Their sons will make money from surfing, or they will grow out of it and go fishing, or tend the land. It is good they go surfing. It makes their hearts swell with pride that they will surf in this contest. They will take on the rest of the world and maybe win and that is good. For Tahiti, for themselves, but above all, for the family.
Without surfing there is too much drinking, too much trouble, sometimes from drinking. Fighting and bad things. Surfing is clean and winning is good for the family. Surfing is purpose and dance, prestige and money for the family. It has been good for Tahiti, good for their sons.
London is burning and the world is in turmoil, they can see it on their TV's but the trees here are laden with papaya and the chickens are scratching in the leaf litter. They have the land. And the land provides food. The white man has no land, he has money instead. The men are driving small boats across the glassy waters of the lagoon, to the roiling whitewater on the reefs. They could hear it booming and cracking like thunder in the night.
Clouds are coagulating on the razor-sharp ridges, gently bleeding a soft mist of rain. Shafts of sunlight pierce through this gauzy tissue of moisture, trailing through the valley like the filaments of the tropic-bird tail. The men are looking at this but no thoughts cloud their mind for they are in a kind of trance. A soft meditative stillness is in their hearts: this is their home and its beauty makes men full of quiet love.
A flotilla of flying fish leap out of the water, scattering morning sunlight to the heavens from the stiff shards of their quivering wings.
They are near the reef now. They drop the motor to an idle as they approach the channel. A vast blue wall concaves then explodes into a watery cavern, engorging itself on oxygen and light, full of doom and splendour, roaring like a snarling savage beast. The sight of this touches the men like the razor sharp edge of a knife blade, sending their souls icy cold then fiery hot. It unleashes a wild caustic warbling in their blood, some ancient war-like memory of challenge and response.

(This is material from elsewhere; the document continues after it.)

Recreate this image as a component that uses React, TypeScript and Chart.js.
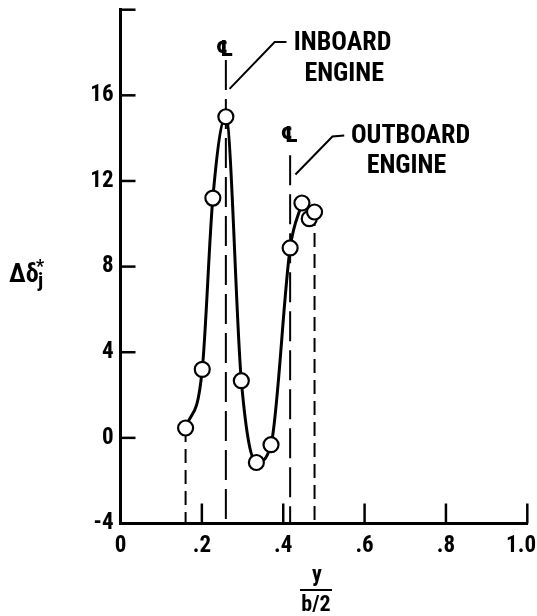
import { useEffect, useRef } from "react";
import { Chart, registerables } from "chart.js";

Chart.register(...registerables);

// ---- data ----
const xTickValues = [0, 0.2, 0.4, 0.6, 0.8, 1.0];
const xTickLabels = ["0", ".2", ".4", ".6", ".8", "1.0"];
const yTickValues = [-4, 0, 4, 8, 12, 16, 20];
const yTickLabels = ["-4", "0", "4", "8", "12", "16", ""];

// faired curve through the measured points
const curveX = [0.16, 0.201, 0.227, 0.259, 0.297, 0.334, 0.37, 0.417, 0.446];
const curveY = [0.46, 3.2, 11.2, 15.0, 2.67, -1.15, -0.32, 8.87, 10.97];
// extra measured points not on the faired curve
const extraX = [0.464, 0.477];
const extraY = [10.24, 10.55];

// vertical dashed drop lines from points to the axis
const dropX = [0.16, 0.477];
const dropTop = [0.46, 10.55];
// engine centerlines
const engineX = [0.259, 0.417];
const engineTop = [17.65, 13.2];
const engineNames = [["INBOARD", "ENGINE"], ["OUTBOARD", "ENGINE"]];

const FONT = '"Roboto Condensed", "Open Sans Condensed", "DejaVu Sans Condensed", sans-serif';
const TICK_FONT = { family: FONT, size: 23, weight: "bold" };

export default function App() {
  const ref = useRef<HTMLCanvasElement | null>(null);

  useEffect(() => {
    const canvas = ref.current;
    if (!canvas) return;

    const pts = [
      ...curveX.map((x, i) => ({ x, y: curveY[i] })),
      ...extraX.map((x, i) => ({ x, y: extraY[i] })),
    ];

    const datasets: any[] = [
      {
        type: "scatter",
        data: pts,
        pointStyle: "circle",
        pointRadius: 7.5,
        pointHoverRadius: 7.5,
        pointBorderWidth: 2.2,
        pointBackgroundColor: "#ffffff",
        pointBorderColor: "#000000",
        showLine: false,
        order: 0,
      },
      {
        type: "line",
        data: curveX.map((x, i) => ({ x, y: curveY[i] })),
        borderColor: "#000000",
        borderWidth: 3,
        pointRadius: 0,
        cubicInterpolationMode: "monotone",
        fill: false,
        order: 1,
      },
    ];
    dropX.forEach((x, i) => {
      datasets.push({
        type: "line",
        data: [{ x, y: dropTop[i] }, { x, y: -4 }],
        borderColor: "#000000",
        borderWidth: 2,
        borderDash: [14, 7],
        pointRadius: 0,
        fill: false,
        order: 2,
      });
    });
    engineX.forEach((x, i) => {
      datasets.push({
        type: "line",
        data: [{ x, y: engineTop[i] }, { x, y: -4 }],
        borderColor: "#000000",
        borderWidth: 2,
        borderDash: [30, 9],
        pointRadius: 0,
        fill: false,
        order: 2,
      });
    });

    const decor = {
      id: "decor",
      afterDatasetsDraw(chart: any) {
        const ctx = chart.ctx as CanvasRenderingContext2D;
        const xs = chart.scales.x;
        const ys = chart.scales.y;
        const area = chart.chartArea;
        ctx.save();
        ctx.strokeStyle = "#000";
        ctx.fillStyle = "#000";
        ctx.lineCap = "butt";
        // inward ticks
        ctx.lineWidth = 2.5;
        xTickValues.forEach((v) => {
          if (v === 0) return;
          const px = xs.getPixelForValue(v);
          ctx.beginPath();
          ctx.moveTo(px, area.bottom);
          ctx.lineTo(px, area.bottom - 20);
          ctx.stroke();
        });
        yTickValues.forEach((v) => {
          if (v === -4) return;
          const py = ys.getPixelForValue(v);
          ctx.beginPath();
          ctx.moveTo(area.left, py);
          ctx.lineTo(area.left + 15, py);
          ctx.stroke();
        });

        // x tick labels, kept inside the canvas
        ctx.font = `bold ${TICK_FONT.size}px ${FONT}`;
        ctx.textAlign = "center";
        ctx.textBaseline = "middle";
        xTickValues.forEach((v, i) => {
          const w = ctx.measureText(xTickLabels[i]).width;
          let px = xs.getPixelForValue(v);
          px = Math.min(px, chart.width - w / 2 - 1);
          ctx.fillText(xTickLabels[i], px, area.bottom + 23);
        });

        const P = (x: number, y: number) => [xs.getPixelForValue(x), ys.getPixelForValue(y)];

        // centerline symbols
        ctx.font = `bold 22px "DejaVu Sans Condensed", sans-serif`;
        const cl1 = P(0.256, 18.1);
        ctx.fillText("\u2104", cl1[0], cl1[1]);
        const cl2 = P(0.415, 14.07);
        ctx.fillText("\u2104", cl2[0], cl2[1]);

        // engine labels
        ctx.font = `bold 26px ${FONT}`;
        let p = P(0.546, 18.4);
        ctx.fillText(engineNames[0][0], p[0], p[1]);
        p = P(0.55, 16.95);
        ctx.fillText(engineNames[0][1], p[0], p[1]);
        p = P(0.713, 14.07);
        ctx.fillText(engineNames[1][0], p[0], p[1]);
        p = P(0.703, 12.67);
        ctx.fillText(engineNames[1][1], p[0], p[1]);

        // leader lines
        ctx.lineWidth = 2;
        const leader = (pp: number[][]) => {
          ctx.beginPath();
          pp.forEach((q, i) => {
            const [a, b] = P(q[0], q[1]);
            if (i === 0) ctx.moveTo(a, b);
            else ctx.lineTo(a, b);
          });
          ctx.stroke();
        };
        leader([[0.268, 16.3], [0.379, 18.49], [0.408, 18.49]]);
        leader([[0.43, 12.3], [0.521, 14.08], [0.55, 14.12]]);

        // y-axis title  Δδ*_j
        ctx.textAlign = "left";
        ctx.textBaseline = "alphabetic";
        ctx.font = `bold 26px ${FONT}`;
        ctx.fillText("\u0394\u03b4", 9, 282);
        ctx.font = `bold 18px ${FONT}`;
        ctx.fillText("*", 36, 272);
        ctx.font = `bold 21px ${FONT}`;
        ctx.fillText("j", 38, 287);

        // x-axis title  y / (b/2)
        ctx.textAlign = "center";
        ctx.font = `bold 22px ${FONT}`;
        ctx.fillText("y", 317, 581);
        ctx.lineWidth = 2;
        ctx.beginPath();
        ctx.moveTo(300, 590);
        ctx.lineTo(332, 590);
        ctx.stroke();
        ctx.fillText("b/2", 316, 611);
        ctx.restore();
      },
    };

    const chart = new Chart(canvas, {
      type: "scatter",
      data: { datasets },
      plugins: [decor],
      options: {
        animation: false,
        responsive: false,
        events: [],
        layout: { padding: { top: 7.5, right: 8, left: 0, bottom: 0 } },
        plugins: { legend: { display: false }, tooltip: { enabled: false } },
        scales: {
          x: {
            type: "linear",
            min: 0,
            max: 1,
            afterFit(s: any) {
              s.height = 92.5;
              s.paddingLeft = 0;
              s.paddingRight = 0;
            },
            afterBuildTicks(s: any) {
              s.ticks = xTickValues.map((v) => ({ value: v }));
            },
            ticks: {
              display: false,
              callback: (_v: any, i: number) => xTickLabels[i],
            },
            grid: { display: false, drawTicks: false },
            border: { display: true, color: "#000", width: 3 },
          },
          y: {
            type: "linear",
            min: -4,
            max: 20,
            afterFit(s: any) {
              s.width = 120.5;
              s.paddingTop = 0;
              s.paddingBottom = 0;
            },
            afterBuildTicks(s: any) {
              s.ticks = yTickValues.map((v) => ({ value: v }));
            },
            ticks: {
              callback: (_v: any, i: number) => yTickLabels[i],
              color: "#000",
              padding: 7,
              font: TICK_FONT,
            },
            grid: { display: false, drawTicks: false },
            border: { display: true, color: "#000", width: 3 },
          },
        },
      } as any,
    });
    return () => chart.destroy();
  }, []);

  return (
    <div style={{ position: "absolute", left: 0, top: 0, width: 537, height: 616, background: "#fff" }}>
      <canvas ref={ref} width={537} height={616} style={{ width: 537, height: 616, display: "block" }} />
    </div>
  );
}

They cross themselves, mutter a little prayer and look deep into the ocean. They all think of Malik and his wave and the memory of his passing serves not to weaken them with the reminder of impending death but to insulate them from it's icy presence. He had died for them, in body, but they feel the presence of his soul and it is joyous and encouraging.
The men with musical names ride the massive caverns for hours. No-one falls. They plunge over the ledge and emerge slack-shouldered, heads bowed to whoops and war-cries. There are camera-men who don't film the brown men because they are not sponsored but the wounded pride felt by the elite men standing at the top of the Teahupoo tree is overwhelmed by euphoria and camaraderie. Icy old Hinanos are flowing as the sun sets across the lagoon and in each of the men there is a deep, insistent question whispering in their blood: What was that beautiful thing that just happened?
Across the Pacific and the great and multifarious landscape of the decaying sole superpower in the world, in the streets of the greatest city in the world which is called New York City there is panic and confusion. On a grimy street corner surrounded by a vast jumbled wasteland of bridges, railroad tracks, warehouses, wharves and whatnot, and populated by a scurrying mass of insects in human form a man on skid row is panhandling. He looks up at a poster proclaiming a surf contest next month and wonders if that will turn his luck.
He thrusts a can in front of a passing man and croaks "Hey mister, spare a dime for a cup of coffee?"